5. Does it take the child beyond what she can usually pick up in textbooks or regular TV shows?
·         A book is a take-off point where the action continues in the child’s mind. It can be inexpensive, easy to carry around and use….
·         And it should enable exploration, sharing, further imagination…

6. Finally, is the overall package localizable?


Children who are deprived of such books are deprived. Period.
In fact, the absence of such materials reflects the true poverty of India…Do our children, everyday, spend hours engaging with such material?

And what do we do so that this happens?


II. Getting the right books into children’s hands

All children will come across textbooks… we need to influence these, but that is another story…

Under the RTE, libraries are being established in each of the 13.5 lakh+ government schools. You already know how books get selected, and why the ‘wrong’ books are so prevalent ‘out there’.

What do we do?

Some suggestions:

1. Establish standards and disseminate them
·         Agree on a reasonably clear set of criteria of what kind of books are desirable in our context. (The context bit is critical!)
·         Convert this into the kind of language that a lay person can understand (accompanied by a set of objectively chosen exemplars to illustrate these if needed).
·         Ensure that you actually develop and publish such material at an affordable price.
·         Organize widespread dissemination of this set of criteria (or standards). In the media there are talk shows, columns, TV programmes on topics such as fashion (what your child should wear), the latest gadgets, preparing your children for admissions or examinations – but not on what your child should be reading. We are at fault, and we deserve what we face…
·         Use the weekend supplements of newspapers to showcase good material, actually give exemplars.
·         Have regular reviews brought out (like the film reviews that give ratings on a 5 star systems!) – while spelling out why something is rated well.

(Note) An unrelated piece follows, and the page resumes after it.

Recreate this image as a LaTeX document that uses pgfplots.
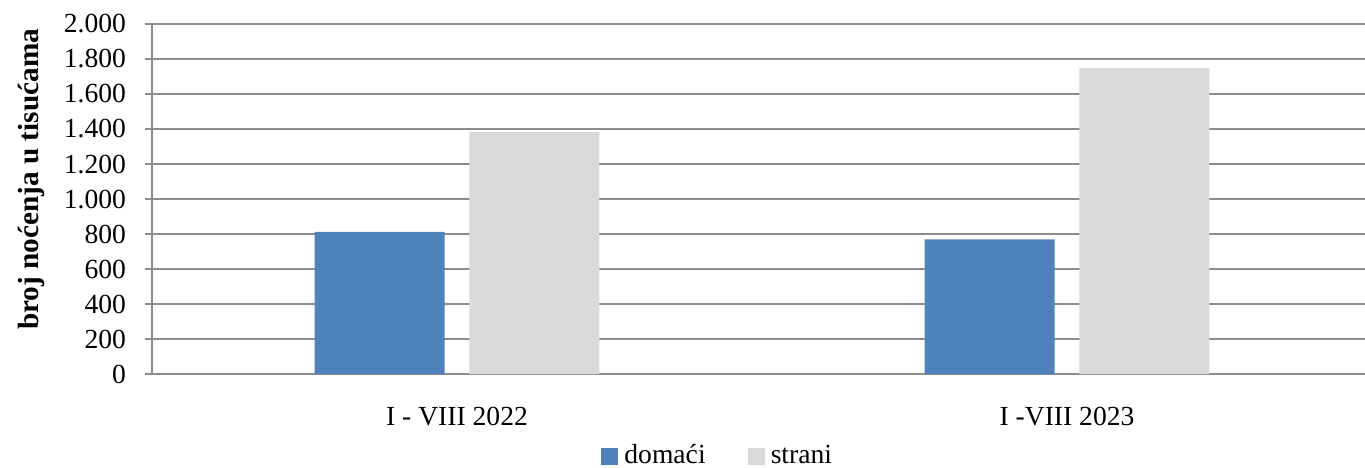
\documentclass[border=0pt]{standalone}
\usepackage{fontspec}
\setmainfont{Liberation Serif}
\usepackage{pgfplots}
\pgfplotsset{compat=1.18}
\definecolor{cblue}{HTML}{4F81BD}
\definecolor{cgrey}{HTML}{D9D9D9}
\definecolor{cgrid}{HTML}{8C8C8C}
\begin{document}
\fontsize{9.2pt}{11pt}\selectfont
\begin{tikzpicture}
\begin{axis}[
  scale only axis,
  width=404.3pt, height=116.67pt,
  xmin=-0.5, xmax=1.4885,
  ymin=0, ymax=2000,
  xtick={0,1},
  xticklabels={I - VIII 2022, I -VIII 2023},
  major x tick style={draw=none},
  ytick={0,200,...,2000},
  ymajorgrids,
  grid style={cgrid, line width=0.7pt},
  axis line style={cgrid, line width=0.7pt},
  axis x line*=bottom,
  axis y line*=left,
  y tick style={cgrid, line width=0.7pt},
  tick align=outside,
  major tick length=2.4pt,
  yticklabel style={font=\fontsize{9.2pt}{11pt}\selectfont, xshift=-3pt},
  xticklabel style={font=\fontsize{9.2pt}{11pt}\selectfont, yshift=-5.5pt},
  /pgf/number format/.cd, use comma, 1000 sep={.}, assume math mode=true,
  /pgfplots/.cd,
  scaled y ticks=false,
  ylabel={\textbf{broj noćenja u tisućama}},
  every axis y label/.style={at={(axis description cs:-0.099,0.556)}, rotate=90, anchor=center, font=\fontsize{9.75pt}{11pt}\selectfont},
  ybar, bar width=43.3pt,
  legend style={at={(axis description cs:0.468,-0.235)}, anchor=center, draw=none, legend columns=2, font=\fontsize{9.2pt}{11pt}\selectfont,
    /tikz/every even column/.append style={column sep=12pt}},
  legend image code/.code={\fill[#1] (0pt,-2.8pt) rectangle (5.7pt,2.9pt);},
  clip=false,
]
\addplot[fill=cblue, draw=none, bar shift=-25.8pt] coordinates {(0,813) (1,769)};
\addlegendentry{domaći}
\addplot[fill=cgrey, draw=none, bar shift=25.8pt] coordinates {(0,1383) (1,1749)};
\addlegendentry{strani}
\end{axis}
\pgfresetboundingbox
\path ([xshift=-50.67pt,yshift=-31pt]current axis.south west) rectangle ([yshift=8pt]current axis.north east);
\end{tikzpicture}
\end{document}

2. Develop and disseminate procurement guidelines
·         Develop what you think should be model guidelines for procurement of good children’s books. Make the process of developing these guidelines itself a participatory and transparent one, involve government representatives.
·         Once you have such guidelines available, ask the ministries / departments to consider using them, make them available in the internet, and in the hands of decision-makers who are required to use such guidelines.
·         Identify good practices (related to large-scale book procurement) and disseminate them. Institute a system of objectively recognizing good governance with regard to procurement and use of books and libraries. Have a credible system of doing this (if our process is in doubt, once again, we would deserve what we get!).

3. Reach out to parents
·         Take the parent and SMCs into confidence. Have a communication strategy wherein they learn about the importance of god books and also realize that it is their children’s right to get them under the RTE. A large-scale parental education programme is called for.
·         This is one area where a large number of NGOs could also contribute.

4. Provide exposure where required
·         Organize a buyers’ book fair specifically for state officials from across the country or at least make better use of the existing book fairs. Maybe you can convince NBT/MHRD to support the organization of a business / buyers’ fair’ of this kind.


May the best books be bought and reach children’s hands!



3 comments:

Jk said...

Sir,

I completely agree with you, we truly are in shortage of "right books". But I also have a question related to this. Along with the supply issue, isn't there a bigger problem of demand that also has to be addressed? In the sense that children read less these days.

To add on, along with procurement of books, don't you think a bigger question that should be asked is - "Do our children, everyday, spend some hours engaging with any reading material?" So along with a library, can schools think of bringing in library periods in their weekly timetable to make children go through these books?

More importantly, will this idea be practical in government schools, as some of the government high schools I visited face an issue of finishing portions within the existing time-slot? Or alternatively can the text book creators provide excercises based on suggested readings to force both the school and the student to engage in reading? I believe that it is the SCERT who are deciding on the textbook content for the respective government schools.

Though there may be shortage of quality works generated these days, the total volume available till now is pretty huge to allow filtering with the guidelines mentioned.

I should admit here that with television, youtube and other web sources providing me more visual content, I too am guilty of spending less time on a book now.

Desikan said...

school library....... is it realy used by govt school children? infact when compared to mobile use,library use has mimised. It is the teacher who has to select and give books to childran and also follow it up ...........

vijay said...


Ensuring children have access to the right books is crucial for fostering a love of reading and lifelong learning. It's a vital step in nurturing their imagination and cognitive development.